The restaurant maybe could fit max 50 guests at once I am guessing. At peak lunchtime, there was a wait as there are only 3 restaurants on the ship and one of those is for suite guests only.
We ordered a strawberry and a blueberry milkshake; we were so addicted to their blueberry milkshake that we had one each day 😛 There’s also a “cloudberry” milkshake on the menu but they never have that during our cruise – they ran out of cloudberry or not in season? I never had cloudberry before, anyone had it? It was my first time even hearing that have such a berry, apparently, it’s from the Nordics.
We ordered scallop sticks and wow the scallops were big and not overcooked! That was the best scallop we had on that trip; their quality was very inconsistent!
The king crab roll, the chef who made this was very cheap on the crab meat! We had the roll later on and was much better filled with crab meat!
The view outside from the restaurant:
Lastly, a safety drill that all passengers must attend at one of the restaurants, they took attendance and the ship can’t set sail until everyone attended. Then, we headed up to deck 10 to take photos of Ushuaia as the ship started the voyage to Antarctica!
Our assigned dinner time was at 7:45 PM at Restaurant Aune. The first night was assigned to manage the flow and the rest of the days were pretty much first come first served. They said reservation is recommended but we never have an issue finding an open table. Also, there were 280 passengers on board only versus the full capacity of 500 🙂 Restaurant Aune opens for breakfast, lunch, and dinner while Restaurant Fredheim opens for some early breakfast, some lunch days, and some dinner days. The other restaurant, Restaurant Lindstrøm, is for suite guests only during breakfast and lunch while dinner is open for other guests at a supplement cost of 25 Euros per person.
The first-night welcome dinner was buffet style at buffet quality and after that went downhill…

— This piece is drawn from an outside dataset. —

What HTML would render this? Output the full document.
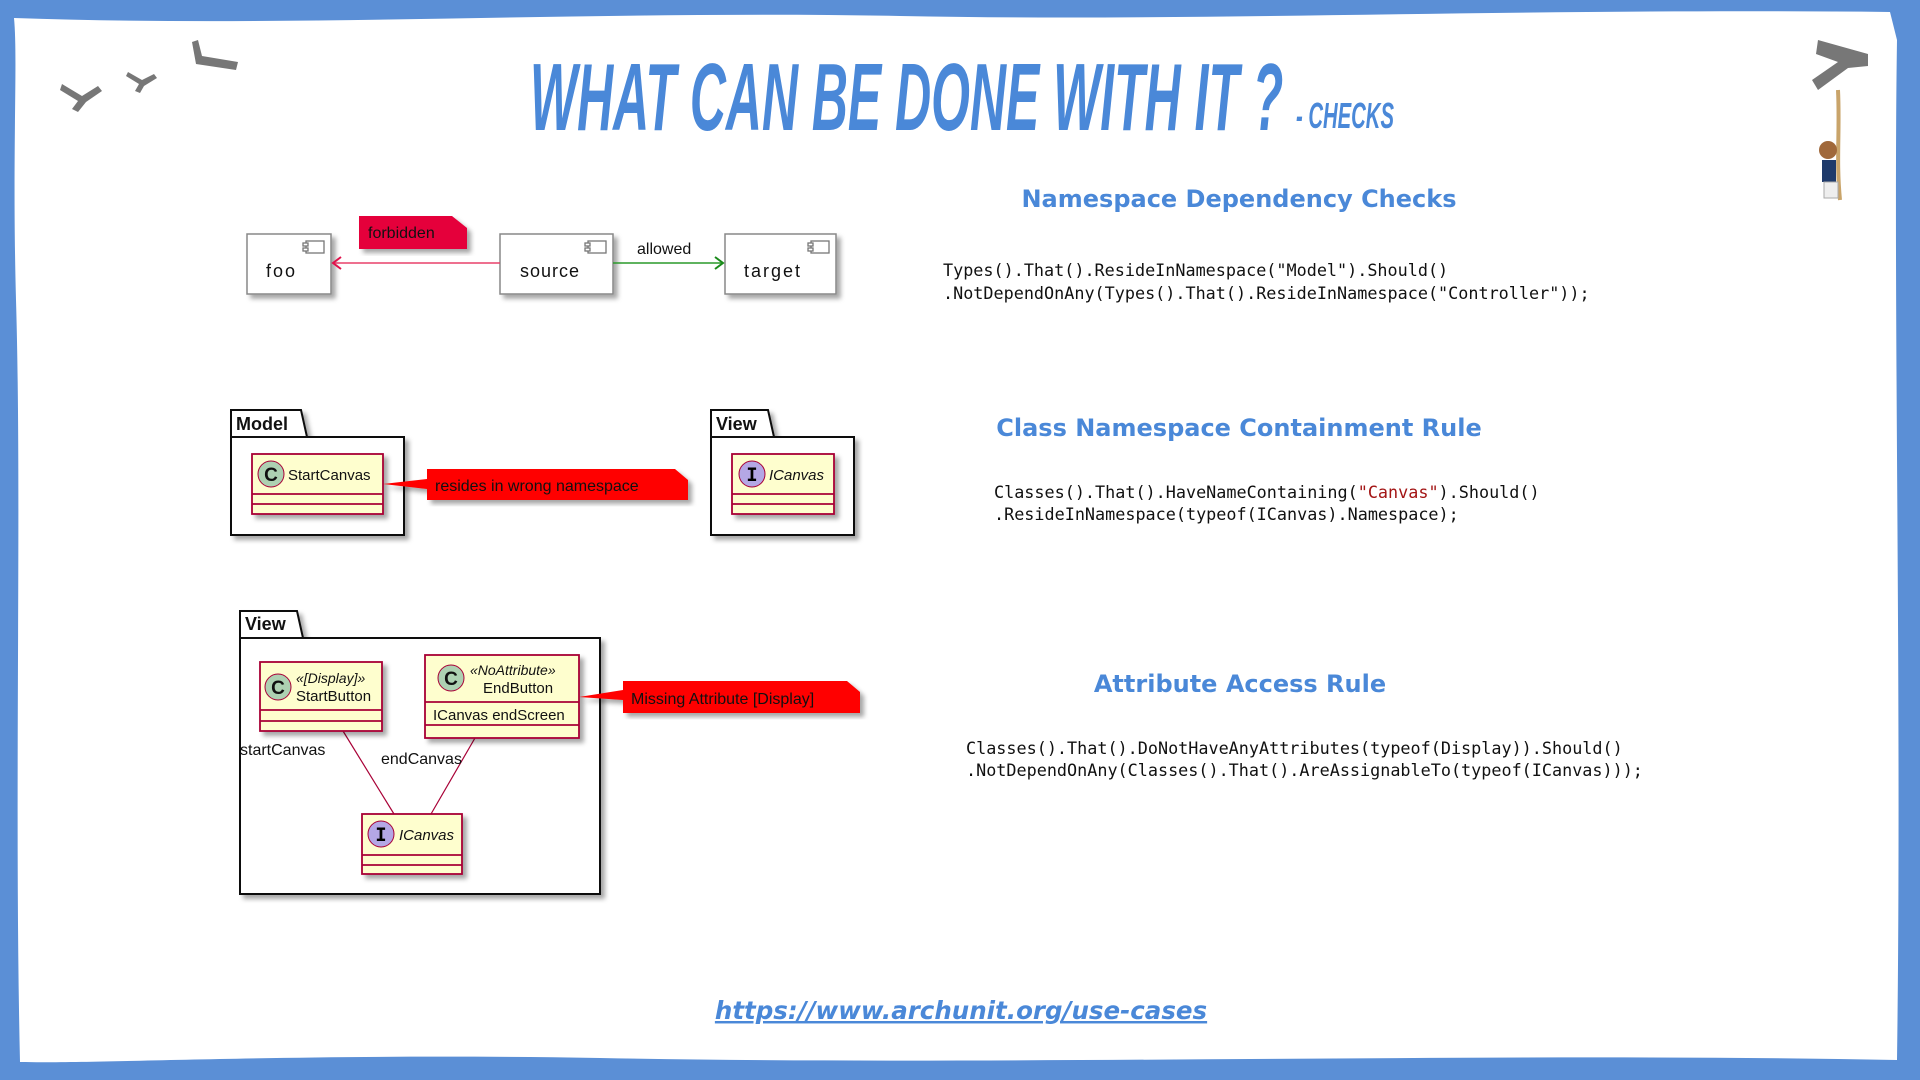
<!DOCTYPE html>
<html><head><meta charset="utf-8"><style>
html,body{margin:0;padding:0;width:1920px;height:1080px;overflow:hidden;background:#5b8fd6}
svg{display:block}
.code{font-family:"DejaVu Sans Mono","Liberation Mono",monospace;font-size:16.8px;fill:#111}
.h{font-family:"DejaVu Sans","Liberation Sans",sans-serif;font-weight:bold;font-size:24px;fill:#4a88d8}
.d{font-family:"Liberation Sans",sans-serif;fill:#111}
</style></head><body>
<svg width="1920" height="1080" viewBox="0 0 1920 1080" xmlns="http://www.w3.org/2000/svg">
<defs>
<filter id="sh" x="-10%" y="-10%" width="130%" height="130%"><feDropShadow dx="4" dy="4" stdDeviation="2.5" flood-color="#000" flood-opacity="0.35"/></filter>
</defs>
<rect width="1920" height="1080" fill="#5b8fd6"/>
<path d="M14,18 C300,28 600,10 900,16 C1200,22 1500,8 1890,12 L1897,40 C1893,300 1902,700 1897,1060 C1500,1052 1000,1066 600,1058 C300,1053 100,1064 20,1062 C14,800 22,500 16,300 C12,150 18,60 14,18 Z" fill="#fff"/>
<g fill="#777">
<path d="M62,84 l20,12 l16,-10 l4,5 l-16,11 l-8,10 l-6,-3 l6,-8 l-18,-11z"/>
<path d="M128,72 l14,8 l12,-6 l3,4 l-13,8 l-4,7 l-5,-2 l4,-7 l-13,-8z"/>
<path d="M198,40 l4,16 l36,6 l-2,8 l-40,-6 l-4,-22z"/>
<path d="M1818,40 l50,14 l0,12 l-20,2 l-30,22 l-6,-10 l26,-18 l-22,-8z"/>
</g>
<path d="M1838,90 C1840,130 1836,160 1840,200" stroke="#c9a46a" stroke-width="4" fill="none"/>
<circle cx="1828" cy="150" r="9" fill="#a0683a"/>
<rect x="1822" y="160" width="14" height="22" fill="#1e3a6b"/>
<rect x="1824" y="182" width="14" height="16" fill="#eee" stroke="#aaa"/>
<g transform="translate(530,130) scale(0.62,1)"><text x="0" y="0" font-family="'Liberation Sans Narrow','Liberation Sans',sans-serif" font-weight="bold" font-style="italic" font-size="96" fill="#4a88d8" textLength="1215" lengthAdjust="spacingAndGlyphs">WHAT CAN BE DONE WITH IT ?</text></g>
<g transform="translate(1296,128) scale(0.62,1)"><text x="0" y="0" font-family="'Liberation Sans Narrow','Liberation Sans',sans-serif" font-weight="bold" font-style="italic" font-size="36" fill="#4a88d8" textLength="158" lengthAdjust="spacingAndGlyphs">- CHECKS</text></g>
<text class="h" x="1239" y="207" text-anchor="middle">Namespace Dependency Checks</text>
<text class="h" x="1239" y="436" text-anchor="middle">Class Namespace Containment Rule</text>
<text class="h" x="1240" y="692" text-anchor="middle">Attribute Access Rule</text>
<text class="code" x="943" y="276">Types().That().ResideInNamespace("Model").Should()</text>
<text class="code" x="943" y="299">.NotDependOnAny(Types().That().ResideInNamespace("Controller"));</text>
<text class="code" x="994" y="498">Classes().That().HaveNameContaining(<tspan fill="#a31515">"Canvas"</tspan>).Should()</text>
<text class="code" x="994" y="520">.ResideInNamespace(typeof(ICanvas).Namespace);</text>
<text class="code" x="966" y="754">Classes().That().DoNotHaveAnyAttributes(typeof(Display)).Should()</text>
<text class="code" x="966" y="776">.NotDependOnAny(Classes().That().AreAssignableTo(typeof(ICanvas)));</text>
<text x="961" y="1019" text-anchor="middle" font-family="'DejaVu Sans',sans-serif" font-weight="bold" font-style="italic" font-size="24.5" fill="#4a88d8" text-decoration="underline">https://www.archunit.org/use-cases</text>

<g filter="url(#sh)" fill="#fff" stroke="#888" stroke-width="1.5">
<rect x="247" y="234" width="84" height="60"/>
<rect x="500" y="234" width="113" height="60"/>
<rect x="725" y="234" width="111" height="60"/>
</g>
<g fill="#fff" stroke="#777" stroke-width="1.3">
<rect x="306" y="241" width="18" height="12"/><rect x="303" y="243" width="5" height="3"/><rect x="303" y="248" width="5" height="3"/>
<rect x="588" y="241" width="18" height="12"/><rect x="585" y="243" width="5" height="3"/><rect x="585" y="248" width="5" height="3"/>
<rect x="811" y="241" width="18" height="12"/><rect x="808" y="243" width="5" height="3"/><rect x="808" y="248" width="5" height="3"/>
</g>
<text class="d" x="266" y="277" font-size="18" letter-spacing="2">foo</text>
<text class="d" x="520" y="277" font-size="18" letter-spacing="1">source</text>
<text class="d" x="744" y="277" font-size="18" letter-spacing="2">target</text>
<path d="M359,216 h93 l15,12 v21 h-108z" fill="#e5003a" filter="url(#sh)"/>
<text class="d" x="368" y="238" font-size="16" fill="#222">forbidden</text>
<line x1="500" y1="263" x2="333" y2="263" stroke="#e8416a" stroke-width="1.5"/>
<path d="M341,257 l-8,6 l8,6" stroke="#e0104a" stroke-width="2" fill="none"/>
<line x1="613" y1="263" x2="723" y2="263" stroke="#2a9a2a" stroke-width="1.5"/>
<path d="M715,257 l8,6 l-8,6" stroke="#1a8a1a" stroke-width="2" fill="none"/>
<text class="d" x="637" y="254" font-size="16">allowed</text>

<g filter="url(#sh)" fill="#fff" stroke="#111" stroke-width="2">
<path d="M231,437 v-27 h70 l6,27 h97 v98 h-173z"/>
<path d="M711,437 v-27 h57 l6,27 h80 v98 h-143z"/>
</g>
<line x1="231" y1="437" x2="307" y2="437" stroke="#111" stroke-width="2"/>
<line x1="711" y1="437" x2="774" y2="437" stroke="#111" stroke-width="2"/>
<text class="d" x="236" y="430" font-size="18" font-weight="bold">Model</text>
<text class="d" x="716" y="430" font-size="18" font-weight="bold">View</text>
<g filter="url(#sh)" fill="#fefece" stroke="#a80036" stroke-width="1.8">
<rect x="252" y="454" width="131" height="60"/>
<rect x="732" y="454" width="102" height="60"/>
</g>
<g stroke="#a80036" stroke-width="1.8"><line x1="252" y1="494" x2="383" y2="494"/><line x1="252" y1="504" x2="383" y2="504"/><line x1="732" y1="494" x2="834" y2="494"/><line x1="732" y1="504" x2="834" y2="504"/></g>
<circle cx="271" cy="474" r="13" fill="#add1b2" stroke="#a80036" stroke-width="1"/>
<text class="d" x="271" y="481" font-size="19" text-anchor="middle" font-weight="bold">C</text>
<text class="d" x="288" y="480" font-size="15">StartCanvas</text>
<circle cx="752" cy="474" r="13" fill="#b4a7e5" stroke="#a80036" stroke-width="1"/>
<text x="752" y="481" font-size="19" text-anchor="middle" font-family="'DejaVu Sans Mono',monospace" font-weight="bold">I</text>
<text class="d" x="769" y="480" font-size="15" font-style="italic">ICanvas</text>
<path d="M383,484 L427,479 V469 h248 l13,11 v20 h-261 v-11z" fill="#f00" filter="url(#sh)"/>
<text class="d" x="435" y="491" font-size="16" fill="#300">resides in wrong namespace</text>

<g filter="url(#sh)" fill="#fff" stroke="#111" stroke-width="2">
<path d="M240,638 v-27 h57 l6,27 h297 v256 h-360z"/>
</g>
<line x1="240" y1="638" x2="303" y2="638" stroke="#111" stroke-width="2"/>
<text class="d" x="245" y="630" font-size="18" font-weight="bold">View</text>
<line x1="343" y1="731" x2="394" y2="814" stroke="#a80036" stroke-width="1.2"/>
<line x1="475" y1="738" x2="431" y2="814" stroke="#a80036" stroke-width="1.2"/>
<g filter="url(#sh)" fill="#fefece" stroke="#a80036" stroke-width="1.8">
<rect x="260" y="662" width="122" height="69"/>
<rect x="425" y="655" width="154" height="83"/>
<rect x="362" y="814" width="100" height="60"/>
</g>
<g stroke="#a80036" stroke-width="1.8">
<line x1="260" y1="710" x2="382" y2="710"/><line x1="260" y1="721" x2="382" y2="721"/>
<line x1="425" y1="702" x2="579" y2="702"/><line x1="425" y1="725" x2="579" y2="725"/>
<line x1="362" y1="855" x2="462" y2="855"/><line x1="362" y1="865" x2="462" y2="865"/>
</g>
<circle cx="278" cy="687" r="13" fill="#add1b2" stroke="#a80036" stroke-width="1"/>
<text class="d" x="278" y="694" font-size="19" text-anchor="middle" font-weight="bold">C</text>
<text class="d" x="296" y="683" font-size="14" font-style="italic">«[Display]»</text>
<text class="d" x="296" y="701" font-size="15">StartButton</text>
<circle cx="451" cy="678" r="13" fill="#add1b2" stroke="#a80036" stroke-width="1"/>
<text class="d" x="451" y="685" font-size="19" text-anchor="middle" font-weight="bold">C</text>
<text class="d" x="470" y="675" font-size="14" font-style="italic">«NoAttribute»</text>
<text class="d" x="483" y="693" font-size="15">EndButton</text>
<text class="d" x="433" y="720" font-size="15">ICanvas endScreen</text>
<circle cx="381" cy="834" r="13" fill="#b4a7e5" stroke="#a80036" stroke-width="1"/>
<text x="381" y="841" font-size="19" text-anchor="middle" font-family="'DejaVu Sans Mono',monospace" font-weight="bold">I</text>
<text class="d" x="399" y="840" font-size="15" font-style="italic">ICanvas</text>
<text class="d" x="240" y="755" font-size="16">startCanvas</text>
<text class="d" x="381" y="764" font-size="16">endCanvas</text>
<path d="M579,697 L623,690 V681 h224 l13,11 v21 h-237 v-13z" fill="#f00" filter="url(#sh)"/>
<text class="d" x="631" y="704" font-size="16" fill="#300">Missing Attribute [Display]</text>
</svg>
</body></html>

Near the Science Center were board games that you can borrow:
The Science Center:
A model of the ship:
There’s a huge TV that spans from deck 4 to deck 10!! The glass elevators have the front views of the huge TV:
At deck 10 is the Explorer lounge & bar and where the captain’s welcome drink was held.
The captain and the crew:
The sun was setting as we set sail out the Beagle Channel:
We got back to our room to have a good night’s sleep.